On aborde ainsi les questions de la sortie anticipée ou du maintien en emploi des travailleurs de plus de 55 ans, les besoins des entreprises en rapport avec la main-d’oeuvre qualifiée âgée, les mutations de l’organisation du travail qui ont des impacts sur les âges au travail, les nécessaires adaptations des lieux et des temps de travail en fonction des qualifications et des savoirs détenus par les travailleurs âgés, les conditions de la transmission de ces savoirs aux jeunes générations en emploi, les enjeux du vieillissement démographique pour les régimes publics de pension, etc. Et chacun des principaux acteurs y va de son point de vue, ancré dans sa logique institutionnelle.

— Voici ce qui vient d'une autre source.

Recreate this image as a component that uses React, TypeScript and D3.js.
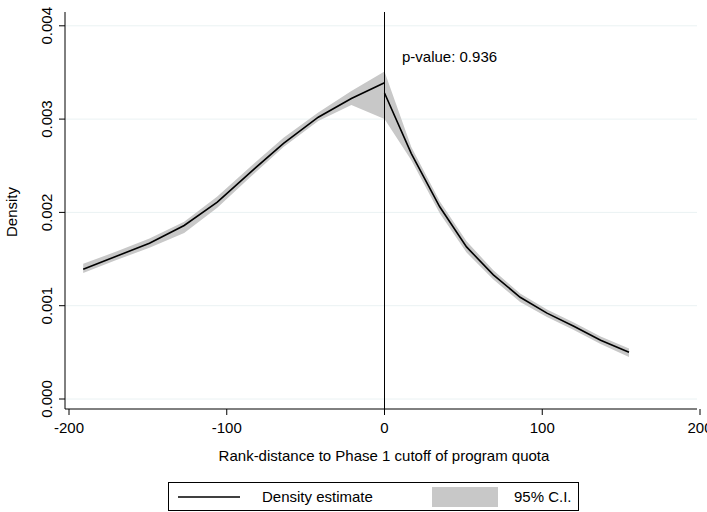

De plus, le colloque donnant lieu à débat, des groupes de travail sont constitués et des étudiants dressent une synthèse des discussions qui ont eu cours.

Je ne doute pas que cet ouvrage fournisse aux participants de ce colloque une mémoire complète et détaillée de ce qui y a été présenté et de ce qui s’y est dit, et c’est déjà beaucoup, surtout lorsqu’on aborde un thème relativement nouveau et peu documenté. Mais, pour les lecteurs qui n’ont pas participé à l’événement, je ne crois pas que ce texte puisse les introduire efficacement à cette thématique, tant les contributions sont hétérogènes et d’inégal intérêt. C’est bien là le problème récurrent de la publication d’actes de colloque si l’on n’effectue pas un travail d’intégration approfondi sur une sélection de contributions et si l’on ne guide pas activement le lecteur dans une forme ou une autre de hiérarchisation des textes en fonction d’une thématique bien articulée ou d’objectifs clairement énoncés. En d’autres termes, on s’adresse ici à ceux qui ont « vécu l’expérience » — tant mieux pour eux ! — et on laisse le lecteur extérieur faire le tri en fonction de ses centres d’intérêt. Il ne me paraît pas que ce soit là la fonction d’un livre dûment publié par une maison universitaire. Le produit, tel qu’il est offert, aurait plutôt dû faire l’objet d’une publication interne envoyée aux participants dans un objectif de poursuite d’une réflexion sans doute à peine amorcée pour beaucoup d’entre eux.

Ceci dit, pour les personnes qui se seront procuré ce texte et qu’intéresse la problématique des âges au travail, je recommande quelques contributions autour de deux thèmes en particulier. Tout d’abord, pour une position générale de la question du vieillissement et de l’emploi, les textes d’Hélène David et de Martine D’Amours offrent une information systématique, ainsi qu’une bonne bibliographie. De manière plus appliquée, ceux de Serge Volkoff, malheureusement très bref, et d’Esther Cloutier et al. permettent d’entrer dans les dimensions ergonomiques de l’adaptation des conditions de travail au vieillissement de la main-d’oeuvre. Je dois également mentionner l’étude de Tania Saba et Gilles Guérin, menée auprès de 980 cadres du secteur de la santé confrontés au processus de retraite massive. Mais là encore, je ne comprends pas la logique « éditoriale » qui a présidé à l’édition de ces actes de colloque puisqu’on a ici clairement affaire à un long extrait d’un rapport de recherche, et donc à une écriture indigeste qui n’a pas d’équivalent dans le reste de l’ouvrage.

Le second thème qui a retenu mon intérêt porte sur les régimes de pension et sur la fonction publique du Québec. Il comprend les contributions signées respectivement par Pierre Plamondon et al. de la RRQ, Carole Vallerand de DRHC et Alain Lévesque du ministère de la Recherche, de la Science et de la Technologie du Québec. Chacun de ces textes offre une information approfondie sur les données et les enjeux respectifs de ces domaines d’action directement concernés par le vieillissement démographique. Au total donc, plusieurs contributions intéressantes dans un « format » qui malheureusement les dessert.